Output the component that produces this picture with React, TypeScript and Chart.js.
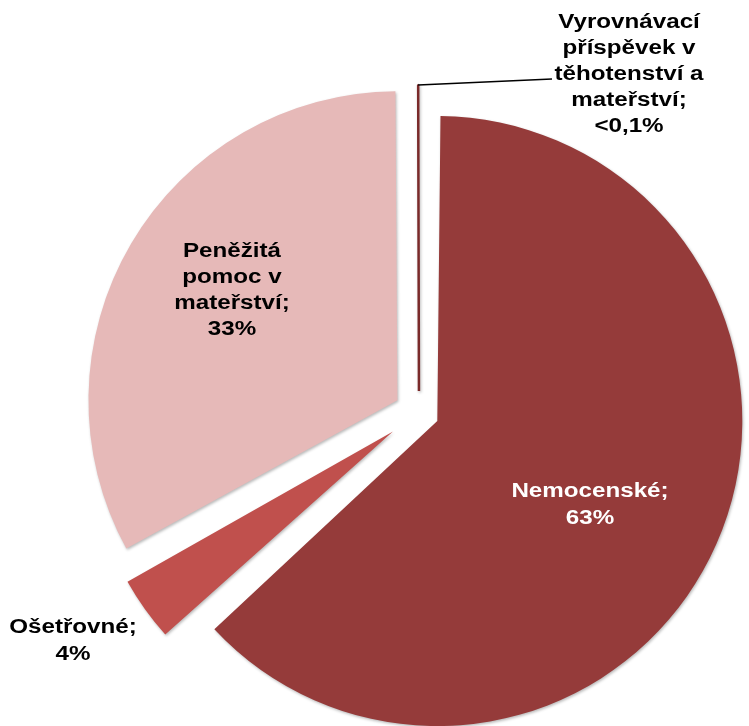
import React, { useEffect, useRef } from "react";
import { Chart, registerables } from "chart.js";

Chart.register(...registerables);

// ---- data ----
const categories = [
  "Nemocenské",
  "Ošetřovné",
  "Peněžitá pomoc v mateřství",
  "Vyrovnávací příspěvek v těhotenství a mateřství",
];
const shares = [63.2, 3.8, 32.9, 0.08];
const labelTexts = ["63%", "4%", "33%", "<0,1%"];

// ---- styles ----
const colors = ["#953B3A", "#C0504D", "#E6B9B8", "#7A2A2A"];
const explode = [20, 32, 25, 22]; // translation in px
const sliceRadius = [305, 305, 309, 306];

const FONT = "bold 19.5px 'Liberation Sans', Arial, sans-serif";
const SX = 1.24;

function drawBlock(ctx: CanvasRenderingContext2D, lines: string[], cx: number, y0: number, lh: number, color: string) {
  ctx.save();
  ctx.font = FONT;
  ctx.fillStyle = color;
  ctx.textAlign = "center";
  ctx.textBaseline = "alphabetic";
  lines.forEach((l, i) => {
    ctx.save();
    ctx.translate(cx, y0 + i * lh);
    ctx.scale(SX, 1);
    ctx.fillText(l, 0, 0);
    ctx.restore();
  });
  ctx.restore();
}

const radiusFix = {
  id: "radiusFix",
  afterDatasetsUpdate(chart: any) {
    const meta = chart.getDatasetMeta(0);
    meta.data.forEach((arc: any, i: number) => {
      const t = explode[i];
      const fix = 1 - Math.sin(Math.min(Math.PI, arc.circumference || 0));
      arc.outerRadius = sliceRadius[i] - t * fix;
    });
  },
};

const shadow = {
  id: "shadow",
  beforeDatasetsDraw(chart: any) {
    const ctx = chart.ctx;
    ctx.save();
    ctx.shadowColor = "rgba(0,0,0,0.28)";
    ctx.shadowBlur = 3;
    ctx.shadowOffsetX = 1;
    ctx.shadowOffsetY = 1.5;
  },
  afterDatasetsDraw(chart: any) {
    chart.ctx.restore();
  },
};

const labels = {
  id: "labelsDraw",
  afterDraw(chart: any) {
    const ctx = chart.ctx as CanvasRenderingContext2D;
    const meta = chart.getDatasetMeta(0);
    const tiny = meta.data[3];
    const mid = (tiny.startAngle + tiny.endAngle) / 2;
    const r = sliceRadius[3];
    const tipX = tiny.x + Math.cos(mid) * (explode[3] + r);
    const tipY = tiny.y + Math.sin(mid) * (explode[3] + r);
    ctx.save();
    ctx.strokeStyle = "#000";
    ctx.lineWidth = 1.5;
    ctx.beginPath();
    ctx.moveTo(tipX, tipY);
    ctx.lineTo(552, 79);
    ctx.stroke();
    ctx.restore();

    drawBlock(ctx, ["Vyrovnávací", "příspěvek v", "těhotenství a", "mateřství;", labelTexts[3]], 629, 28, 26, "#000");
    drawBlock(ctx, ["Nemocenské;", labelTexts[0]], 590, 497, 26.5, "#fff");
    drawBlock(ctx, ["Peněžitá", "pomoc v", "mateřství;", labelTexts[2]], 232, 257, 26, "#000");
    drawBlock(ctx, ["Ošetřovné;", labelTexts[1]], 73, 633, 27, "#000");
  },
};

export default function App() {
  const ref = useRef<HTMLCanvasElement>(null);
  useEffect(() => {
    document.body.style.margin = "0";
    const chart = new Chart(ref.current!, {
      type: "pie",
      data: {
        labels: categories,
        datasets: [
          {
            data: shares,
            backgroundColor: colors,
            borderWidth: [0, 0, 0, 2.5],
            borderColor: colors,
            offset: explode.map((t) => t * 4),
            hoverOffset: 0,
            clip: false,
          } as any,
        ],
      },
      options: {
        responsive: false,
        animation: false,
        radius: 280,
        layout: { padding: { left: 89, top: 100, right: 0, bottom: 0 } },
        plugins: { legend: { display: false }, tooltip: { enabled: false } },
        events: [],
      } as any,
      plugins: [radiusFix, shadow, labels],
    });
    return () => chart.destroy();
  }, []);
  return (
    <div style={{ width: 749, height: 726 }}>
      <canvas ref={ref} width={749} height={726} />
    </div>
  );
}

————————

Working from the listing above, pick out every line that has "React" and copy it.

Output the component that produces this picture with React, TypeScript and Chart.js.
import React, { useEffect, useRef } from "react";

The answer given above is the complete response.